Exercise brief: Restate each line of the listing exactly, without carrying over any pictures.

Extracted records:
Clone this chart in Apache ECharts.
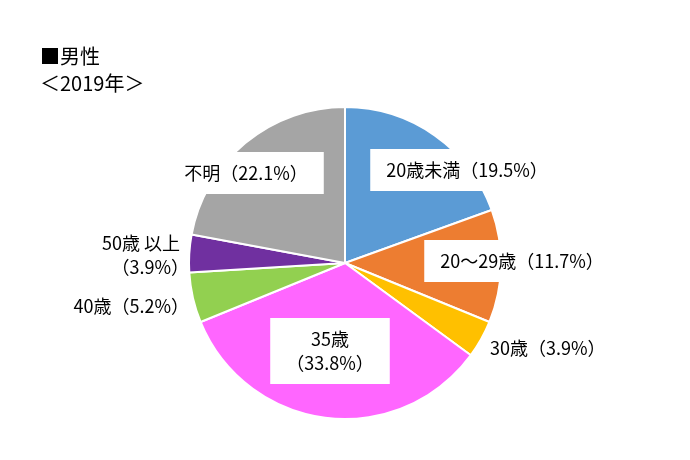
<!DOCTYPE html>
<html>
<head>
<meta charset="utf-8">
<script src="https://cdn.jsdelivr.net/npm/echarts@6/dist/echarts.min.js"></script>
<style>
html,body{margin:0;padding:0;background:#fff;}
#chart{width:690px;height:460px;}
</style>
</head>
<body>
<div id="chart"></div>
<script>
// Age breakdown (men, 2019), percent
const categories = ['20歳未満', '20～29歳', '30歳', '35歳', '40歳', '50歳以上', '不明'];
const shares = [19.5, 11.7, 3.9, 33.8, 5.2, 3.9, 22.1];
const labelTexts = ['20歳未満（19.5%）', '20～29歳（11.7%）', '30歳（3.9%）', '35歳\n（33.8%）', '40歳（5.2%）', '50歳 以上\u2002\n（3.9%）', '不明（22.1%）'];

const colors = ['#5B9BD5', '#ED7D31', '#FFC000', '#FF66FF', '#92D050', '#7030A0', '#A5A5A5'];
// label anchor per slice: [x, y, align]
const labelAnchors = [
  [467, 170, 'center'],
  [522, 261, 'center'],
  [490, 348, 'left'],
  [330, 351, 'center'],
  [189, 306, 'right'],
  [189, 255, 'right'],
  [246, 173, 'center']
];
const boxed = [true, true, false, true, false, false, true];

const FONT = '"Noto Sans CJK JP", sans-serif';

const chart = echarts.init(document.getElementById('chart'), null, {renderer: 'canvas'});
chart.setOption({
  animation: false,
  title: {
    text: '■男性\n＜2019年＞',
    left: 35,
    top: 38,
    textStyle: {fontFamily: FONT, fontSize: 20, fontWeight: 'normal', color: '#000', lineHeight: 27}
  },
  series: [{
    type: 'pie',
    center: [345, 263],
    radius: 156,
    startAngle: 90,
    clockwise: true,
    itemStyle: {borderColor: '#fff', borderWidth: 2},
    labelLine: {show: false},
    label: {show: true, position: 'inside'},
    labelLayout: function (p) {
      const a = labelAnchors[p.dataIndex];
      return {x: a[0], y: a[1], align: a[2], verticalAlign: 'middle'};
    },
    data: categories.map(function (name, i) {
      return {
        name: name,
        value: shares[i],
        itemStyle: {color: colors[i]},
        label: {
          formatter: labelTexts[i],
          fontFamily: FONT,
          fontSize: 18,
          color: '#000',
          lineHeight: 24,
          align: labelAnchors[i][2],
          backgroundColor: boxed[i] ? '#fff' : 'transparent',
          padding: boxed[i] ? [9, 16, 9, 16] : 0
        }
      };
    })
  }]
});
</script>
</body>
</html>
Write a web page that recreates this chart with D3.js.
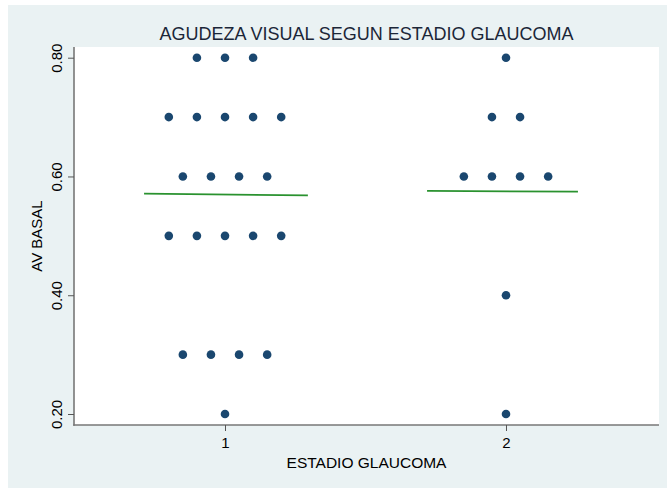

Completed task:
Clone this chart in Apache ECharts.
<!DOCTYPE html>
<html>
<head>
<meta charset="utf-8">
<script src="https://cdn.jsdelivr.net/npm/echarts@6/dist/echarts.min.js"></script>
<style>
html,body{margin:0;padding:0;background:#fff;}
#chart{width:690px;height:460px;}
</style>
</head>
<body>
<div id="chart"></div>
<script>
// Age breakdown (men, 2019), percent
const categories = ['20歳未満', '20～29歳', '30歳', '35歳', '40歳', '50歳以上', '不明'];
const shares = [19.5, 11.7, 3.9, 33.8, 5.2, 3.9, 22.1];
const labelTexts = ['20歳未満（19.5%）', '20～29歳（11.7%）', '30歳（3.9%）', '35歳\n（33.8%）', '40歳（5.2%）', '50歳 以上\u2002\n（3.9%）', '不明（22.1%）'];

const colors = ['#5B9BD5', '#ED7D31', '#FFC000', '#FF66FF', '#92D050', '#7030A0', '#A5A5A5'];
// label anchor per slice: [x, y, align]
const labelAnchors = [
  [467, 170, 'center'],
  [522, 261, 'center'],
  [490, 348, 'left'],
  [330, 351, 'center'],
  [189, 306, 'right'],
  [189, 255, 'right'],
  [246, 173, 'center']
];
const boxed = [true, true, false, true, false, false, true];

const FONT = '"Noto Sans CJK JP", sans-serif';

const chart = echarts.init(document.getElementById('chart'), null, {renderer: 'canvas'});
chart.setOption({
  animation: false,
  title: {
    text: '■男性\n＜2019年＞',
    left: 35,
    top: 38,
    textStyle: {fontFamily: FONT, fontSize: 20, fontWeight: 'normal', color: '#000', lineHeight: 27}
  },
  series: [{
    type: 'pie',
    center: [345, 263],
    radius: 156,
    startAngle: 90,
    clockwise: true,
    itemStyle: {borderColor: '#fff', borderWidth: 2},
    labelLine: {show: false},
    label: {show: true, position: 'inside'},
    labelLayout: function (p) {
      const a = labelAnchors[p.dataIndex];
      return {x: a[0], y: a[1], align: a[2], verticalAlign: 'middle'};
    },
    data: categories.map(function (name, i) {
      return {
        name: name,
        value: shares[i],
        itemStyle: {color: colors[i]},
        label: {
          formatter: labelTexts[i],
          fontFamily: FONT,
          fontSize: 18,
          color: '#000',
          lineHeight: 24,
          align: labelAnchors[i][2],
          backgroundColor: boxed[i] ? '#fff' : 'transparent',
          padding: boxed[i] ? [9, 16, 9, 16] : 0
        }
      };
    })
  }]
});
</script>
</body>
</html>
Write a web page that recreates this chart with D3.js.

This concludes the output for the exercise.